Statement-1 : The points A(-2,2), B(2,-2) and C(1,1) are the vertices of an obtuse angled isoscles triangle.
Statement-2: Every obtuse angle triangle is isosceles.

To determine the validity of the statements regarding the points A(-2, 2), B(2, -2), and C(1, 1), we will analyze each statement step by step. ### Step 1: Calculate the lengths of the sides of the triangle formed by points A, B, and C. We will use the distance formula to find the lengths of the sides AB, BC, and AC. **Distance Formula:** The distance \(d\) between two points \((x_1, y_1)\) and \((x_2, y_2)\) is given by: \[ d = \sqrt{(x_2 - x_1)^2 + (y_2 - y_1)^2} \] 1. **Calculate AB:** \[ AB = \sqrt{(2 - (-2))^2 + (-2 - 2)^2} = \sqrt{(2 + 2)^2 + (-2 - 2)^2} = \sqrt{4^2 + (-4)^2} = \sqrt{16 + 16} = \sqrt{32} = 4\sqrt{2} \] 2. **Calculate BC:** \[ BC = \sqrt{(1 - 2)^2 + (1 - (-2))^2} = \sqrt{(-1)^2 + (1 + 2)^2} = \sqrt{1 + 3^2} = \sqrt{1 + 9} = \sqrt{10} \] 3. **Calculate AC:** \[ AC = \sqrt{(1 - (-2))^2 + (1 - 2)^2} = \sqrt{(1 + 2)^2 + (1 - 2)^2} = \sqrt{3^2 + (-1)^2} = \sqrt{9 + 1} = \sqrt{10} \] ### Step 2: Analyze the lengths of the sides.
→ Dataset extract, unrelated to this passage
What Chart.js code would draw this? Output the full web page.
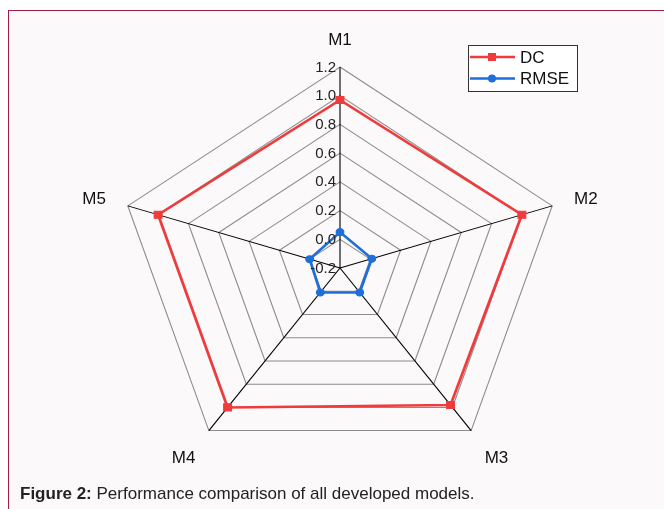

From the calculations: - \(AB = 4\sqrt{2}\) - \(BC = \sqrt{10}\) - \(AC = \sqrt{10}\) We observe that \(BC = AC\), which indicates that the triangle is isosceles since two sides are equal. ### Step 3: Determine the type of triangle (acute, right, obtuse). To determine if the triangle is obtuse, we can use the cosine rule. The cosine rule states: \[ c^2 = a^2 + b^2 - 2ab \cdot \cos(C) \] Where \(C\) is the angle opposite side \(c\). Let's find the angle at vertex C using the sides \(AB\), \(BC\), and \(AC\): - Let \(c = AB = 4\sqrt{2}\) - Let \(a = BC = \sqrt{10}\) - Let \(b = AC = \sqrt{10}\) Using the cosine rule: \[ (4\sqrt{2})^2 = (\sqrt{10})^2 + (\sqrt{10})^2 - 2(\sqrt{10})(\sqrt{10})\cos(C) \] Calculating each term: \[ 32 = 10 + 10 - 20\cos(C) \] \[ 32 = 20 - 20\cos(C) \] Rearranging gives: \[ 20\cos(C) = 20 - 32 \] \[ 20\cos(C) = -12 \] \[ \cos(C) = -\frac{3}{5} \] ### Step 4: Conclusion about the angle. Since \(\cos(C) < 0\), angle C is obtuse (greater than 90 degrees). ### Final Statements: - **Statement 1**: The points A(-2, 2), B(2, -2), and C(1, 1) are the vertices of an obtuse angled isosceles triangle. **(True)** - **Statement 2**: Every obtuse angled triangle is isosceles. **(False)** ### Final Answer: - Statement 1 is true. - Statement 2 is false.